Reminds me . . .
This man walks into a bar. Says to the bartender "say, buddy, I don't have any money, but if you'll give me a drink, I'll show you something really amazing."
Well, it's a slow morning, so after a bit of blather the bartender agrees and pours the man a beer.
After the man drinks it he pulls a tiny piano from one pocket, a piano bench from another, and a mouse from a third. He sets the mouse down in front of the piano and it starts to play Chopin.
The bartender is suitably amazed, and say so.
The man says "aww, that's nothing. For another beer I'll show you something even more amazing."
By this time the mouse has attracted quite a bit of attention, so realizing this is good for business, the bartender agrees, and draws him another beer.
At which, the man reaches into his short pocket and pulls out a canary and stands it by the piano. The mouse switches to a Mozart aria, and the Canary sings it beautifully.
The crowd has really swelled, at which point a stranger in the back of the crowd steps forward and says "Buddy, I'll give you $10,000 for that act."
"Done," says the man. So the stranger slaps down his $10,000 and pockets the piano, bench, mouse, and canary, and walks out.
The crowd soon disperses, and the man and the bartender are left alone. The man is now able to buy his own beers, which he does, but he looks a bit morose, too.

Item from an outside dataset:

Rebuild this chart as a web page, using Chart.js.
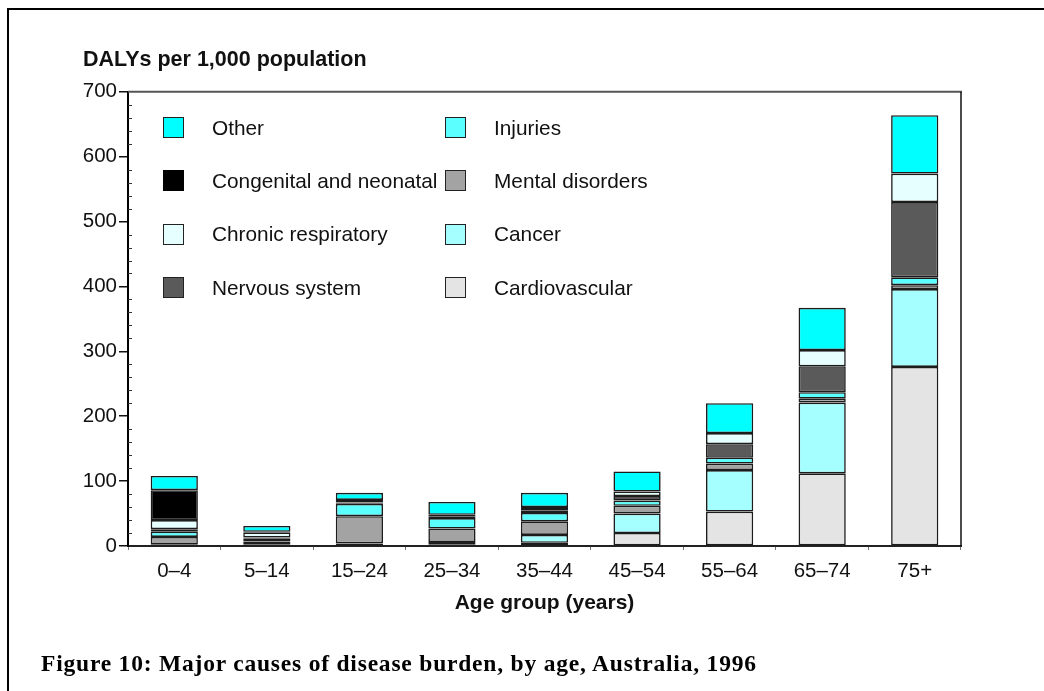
<!DOCTYPE html>
<html><head><meta charset="utf-8">
<script src="https://cdn.jsdelivr.net/npm/chart.js@4.4.1/dist/chart.umd.min.js"></script>
<style>
html,body{margin:0;padding:0;background:#fff;width:1044px;height:691px;overflow:hidden;}
#wrap{position:relative;width:1044px;height:691px;overflow:hidden;}
#frame{position:absolute;left:7px;top:8px;width:1100px;height:800px;border-top:2px solid #000;border-left:2px solid #000;}
canvas{position:absolute;left:0;top:0;}
#legend{position:absolute;left:163px;top:101px;display:grid;grid-auto-flow:column;grid-template-rows:repeat(4,53.3px);grid-template-columns:282px 260px;font:20.8px 'Liberation Sans',Arial,sans-serif;color:#111;}
.item{display:flex;align-items:center;white-space:nowrap;}
.sw{width:19px;height:19px;border:1.5px solid #222;margin-right:28px;box-sizing:content-box;flex:none;}
#caption{position:absolute;left:41px;top:650px;font:bold 23.5px 'Liberation Serif','Times New Roman',serif;letter-spacing:0.8px;color:#000;white-space:nowrap;}
</style></head>
<body>
<div id="wrap">
<div id="frame"></div>
<canvas id="c" width="1044" height="691"></canvas>
<div id="legend"></div>
<div id="caption">Figure 10: Major causes of disease burden, by age, Australia, 1996</div>
</div>
<script>
// ---- data ----
const categories = ['0–4','5–14','15–24','25–34','35–44','45–54','55–64','65–74','75+'];
const cardiovascular     = [0, 1, 1, 2, 5, 20, 53, 112, 276];
const cancer             = [2, 1, 3, 4, 12, 30, 64, 109, 120];
const mentalDisorders    = [12, 5, 42, 21, 21, 12, 10, 6, 6];
const injuries           = [8, 4, 19, 16, 13, 8, 9, 10, 12];
const nervousSystem      = [4, 2, 2, 2, 4, 7, 21, 40, 116];
const chronicRespiratory = [14, 8, 4, 3, 5, 7, 17, 25, 44];
const congenitalNeonatal = [46, 1, 0, 0, 0, 0, 0, 0, 0];
const other              = [22, 9, 11, 20, 22, 31, 46, 65, 90];
const yTickValues = [0, 100, 200, 300, 400, 500, 600, 700];
const yMinorStep = 20;

const FAM = "'Liberation Sans', Arial, sans-serif";

const series = [
  {label:'Cardiovascular', data:cardiovascular, color:'#E4E4E4'},
  {label:'Cancer', data:cancer, color:'#A5FFFF'},
  {label:'Mental disorders', data:mentalDisorders, color:'#A3A3A3'},
  {label:'Injuries', data:injuries, color:'#5CFFFF'},
  {label:'Nervous system', data:nervousSystem, color:'#5A5A5A'},
  {label:'Chronic respiratory', data:chronicRespiratory, color:'#E6FFFF'},
  {label:'Congenital and neonatal', data:congenitalNeonatal, color:'#000000'},
  {label:'Other', data:other, color:'#00FFFF'}
];

const framePlugin = {
  id:'frame',
  afterDraw(chart){
    const {ctx, chartArea:a, scales:{y}} = chart;
    ctx.save();
    ctx.strokeStyle = '#333'; ctx.lineWidth = 1;
    for (let v = y.min + yMinorStep; v < y.max; v += yMinorStep) {
      if (yTickValues.includes(v)) continue;
      const py = Math.round(y.getPixelForValue(v)) + 0.5;
      ctx.beginPath(); ctx.moveTo(a.left, py); ctx.lineTo(a.left + 4, py); ctx.stroke();
    }
    ctx.strokeStyle = '#555'; ctx.lineWidth = 2;
    ctx.beginPath(); ctx.moveTo(a.left, a.top); ctx.lineTo(a.right + 1, a.top); ctx.stroke();
    ctx.strokeStyle = '#111'; ctx.lineWidth = 1.5;
    ctx.beginPath(); ctx.moveTo(a.right, a.top); ctx.lineTo(a.right, a.bottom); ctx.stroke();
    ctx.restore();
  }
};

const chart = new Chart(document.getElementById('c'), {
  type:'bar',
  data:{
    labels:categories,
    datasets:series.map(s => ({
      label:s.label, data:s.data, backgroundColor:s.color,
      borderColor:'#1c1c1c', borderWidth:1.6, borderSkipped:false,
      categoryPercentage:1, barPercentage:0.51
    }))
  },
  options:{
    responsive:false, animation:false, devicePixelRatio:1,
    layout:{padding:{left:83, right:83, top:0, bottom:75}},
    plugins:{
      legend:{display:false}, tooltip:{enabled:false},
      title:{display:true, text:'DALYs per 1,000 population', align:'start', color:'#111',
        font:{family:FAM, size:21.5, weight:'bold'}, padding:{top:47, bottom:19}}
    },
    scales:{
      x:{
        stacked:true, offset:true,
        grid:{offset:true, drawOnChartArea:false, drawTicks:true, tickLength:4, color:'#777', lineWidth:1},
        border:{display:true, color:'#222', width:2},
        ticks:{color:'#111', font:{family:FAM, size:20.5}, padding:9, maxRotation:0, autoSkip:false},
        title:{display:true, text:'Age group (years)', color:'#111', font:{family:FAM, size:21, weight:'bold'}, padding:{top:8, bottom:0}},
        afterFit(s){ s.height = 70; }
      },
      y:{
        stacked:true, min:0, max:700,
        afterBuildTicks(s){ s.ticks = yTickValues.map(v => ({value:v})); },
        grid:{drawOnChartArea:false, tickLength:9, color:'#111', lineWidth:1.5},
        border:{display:true, color:'#000', width:2},
        ticks:{color:'#111', font:{family:FAM, size:20.5}, padding:2},
        afterFit(s){ s.width = 45; }
      }
    }
  },
  plugins:[framePlugin]
});

// legend (column-major, top of stack first)
const legendEl = document.getElementById('legend');
chart.data.datasets.slice().reverse().forEach(ds => {
  const item = document.createElement('div');
  item.className = 'item';
  const sw = document.createElement('span');
  sw.className = 'sw';
  sw.style.background = ds.backgroundColor;
  if (ds.backgroundColor === '#000000') sw.style.borderColor = '#000';
  const tx = document.createElement('span');
  tx.textContent = ds.label;
  item.appendChild(sw); item.appendChild(tx);
  legendEl.appendChild(item);
});
</script>
</body></html>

"You know, buddy," says the bartender, "you shouldn't have sold them."
"I'm thinking you're right," says the man.
"Yeah. You could have gone on TV with them and made millions."
"Oh, no," says the man, "it's not that."
"Well, then, what is it?"
"I think I cheated that guy."
"Cheated him? Why, you just sold him the greatest animal act in history for $10,000."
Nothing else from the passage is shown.